Pa-rum-pa-pum-pum! That line has become synonymous with the Christmas season as part of the beloved carol “The Little Drummer Boy.” The song is believed to have been written by Katherine K. Davis, and it was first recorded in 1951. The lyrics are in the first person, and the speaker is a little drummer boy at the manger scene who had nothing to give baby Jesus but his drum solo. The song is sweet, reverent, and imaginative, but, no, the little drummer boy is not in the Bible.
The Bible gives us highlights of many events throughout history, but it leaves a lot more to the imagination. For example, when the Bible lists genealogies, it skips over decades full of details in each person’s life (Matthew 1; 1 Chronicles 1). Each of those people had daily lives filled with loves, hurts, mistakes, and relationships, but we can only speculate about the details. This holds true for the birth of Jesus as well. Matthew and Luke give us some details about Jesus’ birth in Bethlehem, but we are not told everything.
Luke tells us that a group of shepherds visited the manger where the newborn Christ was laid. Matthew tells us of a group of magi from the East who visited Jesus in Bethlehem (but not necessarily at the manger). Neither gospel writer mentions the presence of a little drummer boy—or the presence of animals, for that matter. Traditional manger scenes that depict a little drummer boy, cows, sheep, donkeys, etc., are displaying creative additions to the biblical story.
What we know from Scripture about the birth of Jesus is this:
• He was conceived through an act of the Holy Spirit inside a virgin named Mary (Matthew 1:18, 23, 25; Luke 1: 26–38).
• Mary was engaged to a man named Joseph (Luke 1:26–27).
• Mary and Joseph lived in Nazareth, a town in Galilee (Matthew 2:23; Luke 1:26), but they traveled to Bethlehem in compliance with an order by Caesar (Luke 2:1–4).
• Jesus was born in Bethlehem (Matthew 2:1; Luke 2:4–7).
• Jesus’ first bed was a manger because there was no room in the inn (Luke 2:5–7).
• A group of shepherds visited Jesus in the manger (Luke 2:8–20).
• Joseph and Mary made a trip to the temple in Jerusalem in fulfillment of the Law of Moses (Luke 2:22–39).
• The magi visited Jesus (Matthew 2:1–12).
• Joseph and Mary fled to Egypt to escape Herod’s cruelty (Matthew 2:13–18).
• Mary and Joseph returned to Nazareth (Matthew 2:23; Luke 2:39).

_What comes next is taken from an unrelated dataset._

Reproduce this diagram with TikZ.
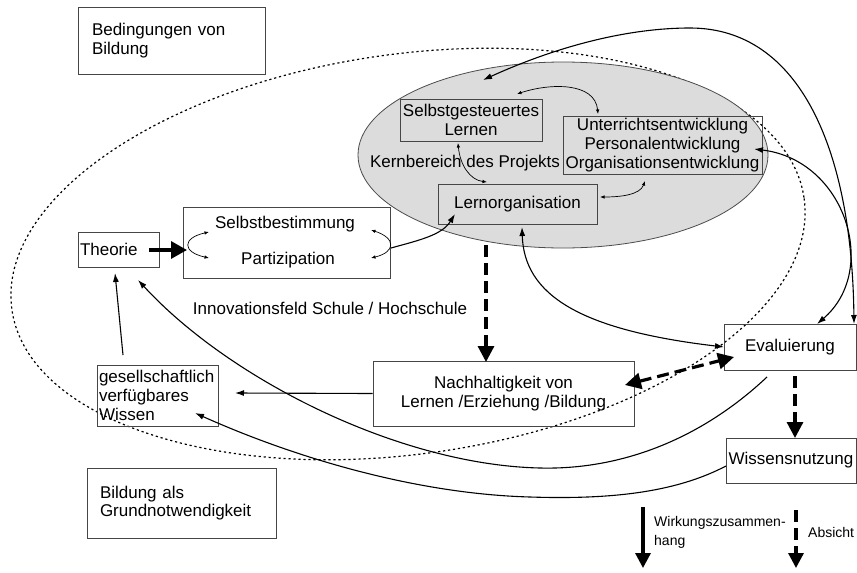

Whether or not a little drummer boy ever visited Jesus in the manger is not told to us. There were naturally many people who interacted with Jesus about whom the Bible is silent, and the silence of Scripture fuels the imagination of some. But there is not a hint of a little drummer boy in Scripture, and there are no biblical grounds for believing he was at the manger. The little drummer boy is a charming character in a fictional narrative.

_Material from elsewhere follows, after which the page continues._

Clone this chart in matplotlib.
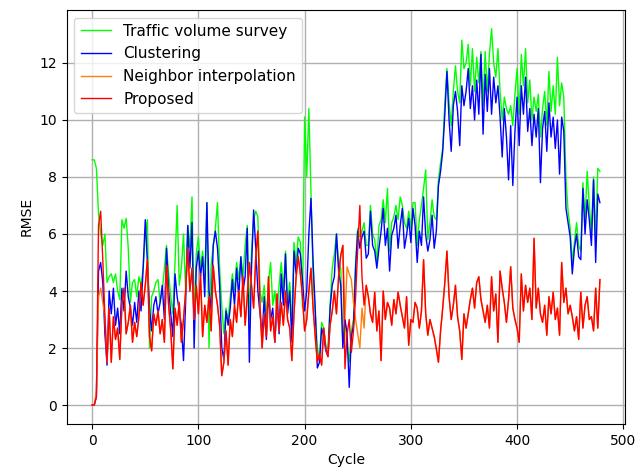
import matplotlib
import numpy as np

matplotlib.use("Agg")
import matplotlib.pyplot as plt


# values read every 2 cycles (0, 2, ..., 478)
traffic_survey = [
    8.6, 8.6, 8.3, 6.7, 6.0, 5.6, 6.0, 4.3, 4.5, 4.6,
    4.3, 4.6, 4.0, 3.7, 6.5, 6.2, 6.55, 5.5, 3.6, 4.3,
    4.4, 3.8, 4.5, 4.2, 4.8, 6.0, 6.5, 2.0, 3.8, 4.0,
    4.3, 4.4, 3.6, 4.0, 4.8, 5.6, 4.6, 3.8, 3.2, 5.0,
    7.0, 4.2, 4.8, 6.0, 4.0, 6.3, 5.5, 7.3, 3.0, 5.3,
    5.9, 4.8, 5.4, 4.5, 7.1, 2.0, 4.9, 5.6, 6.2, 7.1,
    4.8, 3.5, 2.5, 3.4, 3.0, 3.8, 4.6, 4.0, 5.0, 4.4,
    5.2, 4.5, 5.6, 6.3, 3.0, 5.4, 6.5, 6.8, 6.6, 4.0,
    3.6, 4.2, 3.0, 4.3, 5.0, 3.5, 4.0, 3.2, 4.2, 5.0,
    4.0, 5.4, 3.6, 4.3, 2.8, 5.7, 5.0, 5.9, 5.7, 3.4,
    10.1, 8.0, 10.4, 7.4, 4.5, 3.2, 2.0, 1.6, 2.9, 2.7,
    2.0, 2.0, 3.5, 4.8, 5.3, 6.0, 5.0, 4.8, 2.2, 3.0,
    2.0, 1.5, 2.6, 3.0, 5.0, 6.2, 5.9, 6.1, 6.4, 5.6,
    5.6, 7.0, 6.0, 5.8, 5.0, 6.3, 6.5, 7.2, 6.4, 7.6,
    5.4, 6.4, 6.6, 7.0, 6.5, 7.3, 7.0, 6.4, 6.2, 6.8,
    6.2, 7.1, 7.1, 5.6, 6.5, 7.0, 7.6, 8.25, 5.8, 6.4,
    7.2, 6.6, 6.5, 7.9, 8.5, 9.0, 10.6, 11.8, 10.6, 9.8,
    11.0, 11.9, 11.0, 10.6, 12.8, 11.8, 12.0, 12.65, 11.2, 12.5,
    11.0, 12.2, 11.3, 12.4, 10.5, 12.4, 11.0, 12.3, 13.2, 12.0,
    11.5, 12.5, 11.0, 10.0, 10.8, 10.4, 10.2, 10.5, 9.8, 10.9,
    11.8, 10.2, 12.3, 11.2, 12.5, 10.6, 11.4, 10.0, 10.8, 10.3,
    10.9, 9.4, 10.4, 11.0, 9.8, 11.7, 10.3, 11.2, 10.2, 12.2,
    10.5, 11.3, 10.8, 8.0, 6.8, 6.2, 5.0, 5.7, 6.4, 5.6,
    5.4, 7.8, 6.5, 8.2, 7.0, 6.1, 8.0, 5.9, 8.3, 8.2,
]

clustering = [
    0.0, 0.0, 0.3, 4.7, 5.0, 4.3, 2.5, 1.4, 4.0, 3.2,
    4.1, 2.8, 3.4, 2.5, 4.1, 3.3, 4.7, 3.8, 3.4, 2.8,
    3.6, 2.9, 4.0, 3.3, 4.8, 6.5, 5.0, 3.4, 2.6, 3.5,
    3.8, 3.2, 3.6, 4.2, 3.0, 5.5, 4.0, 3.2, 2.4, 4.6,
    3.8, 3.3, 2.8, 1.56, 3.6, 6.3, 4.8, 6.4, 2.0, 4.8,
    5.4, 4.5, 5.2, 3.8, 7.1, 4.0, 3.3, 5.6, 6.1, 5.5,
    4.2, 2.0, 1.6, 3.3, 2.8, 3.4, 4.4, 3.5, 4.8, 3.8,
    5.2, 4.0, 4.5, 6.2, 1.5, 4.8, 6.84, 5.5, 4.0, 3.2,
    2.4, 3.8, 2.3, 3.9, 3.0, 3.4, 2.2, 3.6, 2.5, 4.6,
    3.5, 5.3, 3.2, 4.0, 2.2, 5.4, 4.6, 5.5, 5.3, 4.4,
    3.3, 4.0, 6.0, 7.25, 5.0, 3.4, 1.3, 1.5, 2.7, 2.4,
    1.9, 1.7, 3.4, 4.2, 4.5, 6.0, 4.7, 4.2, 2.0, 3.0,
    2.5, 0.62, 2.4, 2.8, 4.8, 6.1, 5.5, 5.9, 6.1, 5.15,
    5.3, 6.8, 5.6, 5.4, 4.8, 5.5, 6.1, 6.9, 5.6, 6.2,
    4.7, 5.96, 6.2, 6.66, 5.5, 6.3, 6.9, 5.5, 5.96, 6.55,
    5.7, 6.9, 6.3, 5.0, 6.1, 5.6, 7.3, 5.96, 5.4, 5.8,
    6.66, 5.5, 6.1, 7.7, 8.2, 8.9, 10.2, 11.7, 10.0, 8.9,
    10.5, 11.0, 10.3, 9.1, 11.2, 10.5, 11.0, 11.8, 10.4, 11.2,
    10.0, 11.4, 10.2, 12.3, 9.5, 11.6, 10.3, 11.8, 10.2, 11.5,
    10.6, 11.2, 10.1, 8.7, 10.4, 9.4, 7.9, 9.8, 7.7, 9.6,
    10.8, 9.1, 11.2, 10.2, 11.5, 9.6, 10.4, 9.1, 10.2, 9.4,
    10.4, 7.8, 9.7, 10.3, 8.9, 10.6, 9.4, 10.1, 9.0, 10.0,
    8.1, 10.1, 9.6, 6.9, 6.4, 5.9, 4.6, 5.5, 6.0, 5.2,
    5.1, 7.6, 6.0, 7.2, 6.5, 5.6, 7.9, 5.0, 7.4, 7.1,
]

neighbor_interp = [
    0.0, 0.0, 0.5, 3.8, 4.1, 3.6, 3.1, 1.5, 3.4, 1.5,
    3.1, 2.3, 2.7, 1.6, 3.5, 4.1, 2.5, 2.9, 3.5, 2.2,
    2.9, 2.4, 3.1, 4.3, 3.5, 4.2, 5.1, 2.4, 1.9, 3.2,
    2.8, 3.3, 2.5, 3.0, 2.2, 4.9, 3.5, 2.6, 1.27, 3.4,
    2.8, 3.6, 2.2, 3.0, 4.0, 5.5, 4.0, 4.8, 3.0, 4.2,
    3.2, 4.6, 2.4, 3.5, 2.9, 3.8, 2.6, 4.9, 4.0, 3.5,
    2.8, 1.03, 1.5, 2.6, 1.4, 3.0, 2.4, 3.5, 2.9, 4.0,
    3.1, 4.5, 2.8, 3.8, 5.0, 4.2, 3.4, 5.2, 6.1, 3.5,
    2.0, 3.2, 2.4, 4.5, 2.6, 3.1, 2.2, 3.9, 2.6, 3.6,
    2.8, 4.0, 3.0, 2.7, 1.56, 3.2, 4.5, 5.2, 4.6, 3.8,
    2.6, 3.0, 4.0, 4.8, 3.4, 2.4, 1.5, 1.8, 1.4, 2.7,
    2.0, 1.7, 2.8, 3.3, 4.0, 3.2, 4.5, 5.25, 5.6, 3.0,
    4.85, 4.6, 4.4, 3.6, 3.0, 2.5, 2.0, 3.4, 2.7, 4.2,
    3.8, 3.2, 2.9, 3.96, 2.6, 3.3, 1.56, 4.0, 3.0, 3.6,
    3.4, 2.8, 3.7, 3.2, 3.96, 3.5, 3.1, 2.7, 3.8, 2.1,
    3.0, 2.9, 3.6, 3.4, 2.7, 3.3, 5.1, 3.2, 2.45, 3.0,
    2.7, 2.4, 1.97, 1.5, 2.6, 3.4, 4.3, 5.4, 3.8, 3.0,
    3.5, 4.2, 3.1, 2.6, 1.6, 3.2, 2.7, 3.2, 3.7, 4.1,
    3.4, 4.3, 4.5, 3.7, 3.3, 2.9, 3.5, 2.7, 4.5, 3.3,
    3.9, 2.2, 4.7, 4.1, 3.6, 2.9, 3.7, 4.85, 3.4, 3.0,
    2.7, 2.2, 4.6, 3.3, 4.2, 3.6, 4.1, 3.0, 5.85, 3.4,
    4.1, 3.2, 2.9, 3.5, 2.45, 3.8, 3.2, 3.96, 3.0, 3.4,
    2.45, 5.0, 3.6, 4.1, 3.2, 3.5, 3.1, 2.6, 3.1, 2.3,
    3.96, 2.7, 3.5, 3.8, 3.0, 3.1, 2.6, 4.1, 2.7, 4.4,
]

proposed = [
    0.0, 0.0, 0.3, 6.3, 6.8, 5.1, 3.1, 1.5, 3.4, 1.5,
    3.1, 2.3, 2.7, 1.6, 3.5, 4.1, 2.5, 2.9, 3.5, 2.2,
    2.9, 2.4, 3.1, 4.3, 3.5, 4.2, 5.1, 2.4, 1.9, 3.2,
    2.8, 3.3, 2.5, 3.0, 2.2, 4.9, 3.5, 2.6, 1.27, 3.4,
    2.8, 3.6, 2.2, 3.0, 4.0, 5.5, 4.0, 4.8, 3.0, 4.2,
    3.2, 4.6, 2.4, 3.5, 2.9, 3.8, 2.6, 4.9, 4.0, 3.5,
    2.8, 1.03, 1.5, 2.6, 1.4, 3.0, 2.4, 3.5, 2.9, 4.0,
    3.1, 4.5, 2.8, 3.8, 5.0, 4.2, 3.4, 5.2, 6.1, 3.5,
    2.0, 3.2, 2.4, 4.5, 2.6, 3.1, 2.2, 3.9, 2.6, 3.6,
    2.8, 4.0, 3.0, 2.7, 1.56, 3.2, 4.5, 5.2, 4.6, 3.8,
    2.6, 3.0, 4.0, 4.8, 3.4, 2.4, 1.5, 1.8, 1.4, 2.7,
    2.0, 1.7, 2.8, 3.3, 4.0, 3.2, 4.5, 5.25, 5.6, 1.27,
    2.5, 3.0, 1.85, 2.6, 3.8, 5.5, 7.0, 4.5, 3.5, 4.2,
    3.8, 3.2, 2.9, 3.96, 2.6, 3.3, 1.56, 4.0, 3.0, 3.6,
    3.4, 2.8, 3.7, 3.2, 3.96, 3.5, 3.1, 2.7, 3.8, 2.1,
    3.0, 2.9, 3.6, 3.4, 2.7, 3.3, 5.1, 3.2, 2.45, 3.0,
    2.7, 2.4, 1.97, 1.5, 2.6, 3.4, 4.3, 5.4, 3.8, 3.0,
    3.5, 4.2, 3.1, 2.6, 1.6, 3.2, 2.7, 3.2, 3.7, 4.1,
    3.4, 4.3, 4.5, 3.7, 3.3, 2.9, 3.5, 2.7, 4.5, 3.3,
    3.9, 2.2, 4.7, 4.1, 3.6, 2.9, 3.7, 4.85, 3.4, 3.0,
    2.7, 2.2, 4.6, 3.3, 4.2, 3.6, 4.1, 3.0, 5.85, 3.4,
    4.1, 3.2, 2.9, 3.5, 2.45, 3.8, 3.2, 3.96, 3.0, 3.4,
    2.45, 5.0, 3.6, 4.1, 3.2, 3.5, 3.1, 2.6, 3.1, 2.3,
    3.96, 2.7, 3.5, 3.8, 3.0, 3.1, 2.6, 4.1, 2.7, 4.4,
]

series = [
    ("Traffic volume survey", traffic_survey, "#00ff00"),
    ("Clustering", clustering, "#0000ff"),
    ("Neighbor interpolation", neighbor_interp, "#ff7f0e"),
    ("Proposed", proposed, "#ff0000"),
]

cycles = np.arange(len(traffic_survey)) * 2

fig = plt.figure(figsize=(6.42, 4.72), dpi=100)
ax = fig.add_axes([0.104, 0.102, 0.870, 0.877])
for label, values, color in series:
    ax.plot(cycles, values, color=color, linewidth=1.0, label=label)

ax.grid(True, color="#b0b0b0", linewidth=1.0)
ax.set_xlabel("Cycle")
ax.set_ylabel("RMSE")
ax.legend(loc="upper left", fontsize=11)

fig.savefig("out.png", dpi=100)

Many books, poems, and songs have been crafted that give fictional accounts of the lives of Bible characters and the time of Christ. Novels such as The Robe by Lloyd Douglas, The Silver Chalice by Thomas Costain, The Bronze Bow by Elizabeth George Speare, and Ben-Hur: A Tale of the Christ by Lew Wallace are examples of historical fiction set in the time of Christ. Poems depicting biblical events include “The Donkey” by G. K. Chesterton, “In the Bleak Midwinter” by Christiana Rossetti, and of course Paradise Lost by John Milton. Such works of art can be helpful in revealing what life in those days might have been like, but they are not to be taken as fact.

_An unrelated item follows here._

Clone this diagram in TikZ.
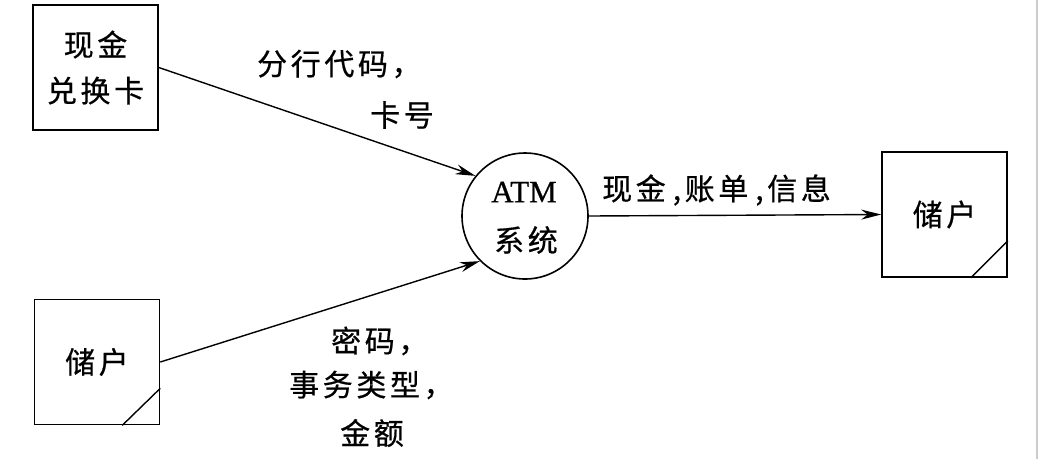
\documentclass[tikz,border=0pt]{standalone}
\usepackage{fontspec}
\newfontfamily\cjk[LetterSpace=12,FakeBold=0.6]{Noto Sans CJK SC}
\newfontfamily\lat[FakeBold=0.6]{Liberation Serif}
\usetikzlibrary{arrows.meta}
\begin{document}
\begin{tikzpicture}[x=1pt,y=-1pt,
  ent/.style={draw,line width=1.6pt,minimum width=125pt,minimum height=125pt,inner sep=0pt,font=\cjk\fontsize{30}{36}\selectfont,align=center},
  proc/.style={draw,circle,line width=1.6pt,minimum size=126pt,inner sep=0pt},
  lbl/.style={inner sep=0pt,font=\cjk\fontsize{30}{36}\selectfont},
  flow/.style={line width=1.4pt,-{Stealth[length=20pt,width=10pt]}},
  corner/.style={line width=1.4pt}]
\useasboundingbox (0,0) rectangle (1039,459);
\draw[gray!40,line width=2pt] (1037,0) -- (1037,459);
\node[ent] (card) at (95.5,67.5) {现金\\[10pt]兑换卡};
\node[ent] (user1) at (97,362) {储户};
\node[ent] (user2) at (944.5,214.5) {储户};
\draw[corner] ([xshift=-38pt]user1.south east) -- ([yshift=37pt]user1.south east);
\draw[corner] ([xshift=-37pt]user2.south east) -- ([yshift=37pt]user2.south east);
\node[proc] (atm) at (525,216) {};
\node[inner sep=0pt,font=\lat\fontsize{31}{36}\selectfont] (atmA) at (524,192) {ATM};
\node[lbl] (atmB) at (526,240) {系统};
\draw[flow] (card.east) -- (atm.141);
\draw[flow] (user1.east) -- (atm.225);
\draw[flow] (atm.east) -- (user2.west);
\node[lbl,anchor=west] (l1) at (257,64) {分行代码，};
\node[lbl] (l2) at (402,115) {卡号};
\node[lbl,anchor=west] (l3) at (602,190) {现金\hspace{7pt},账单\hspace{7pt},信息};
\node[lbl,anchor=west] (l4) at (331,341) {密码，};
\node[lbl,anchor=west] (l5) at (289,385) {事务类型，};
\node[lbl] (l6) at (372,433) {金额};
\end{tikzpicture}
\end{document}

However possible it may be, the existence of a little boy with a drum who played a song for Jesus is very unlikely. There may have been visitors besides the shepherds to the stable that night, but most mothers of newborns would require silence, not the banging of a drum, near their sleeping infants.
Any song that directs our thoughts toward the wonder of God becoming man is a good song, and “The Little Drummer Boy” does that. The song correctly points to the humble nature of Christ’s birth as a way to identify with Him and an invitation to approach Him: “I am a poor boy, too,” says the little drummer boy. Also, the song reminds us that we may not have much to give, but whatever we have we can offer to the Lord. We give Him our best, for He is worthy. Whether it be a widow’s mite (Mark 12:33–34), a jar of costly perfume (Luke 7:37–38), or a drum solo, Jesus deserves the best, along with our love. Pa-rum-pa-pum-pum!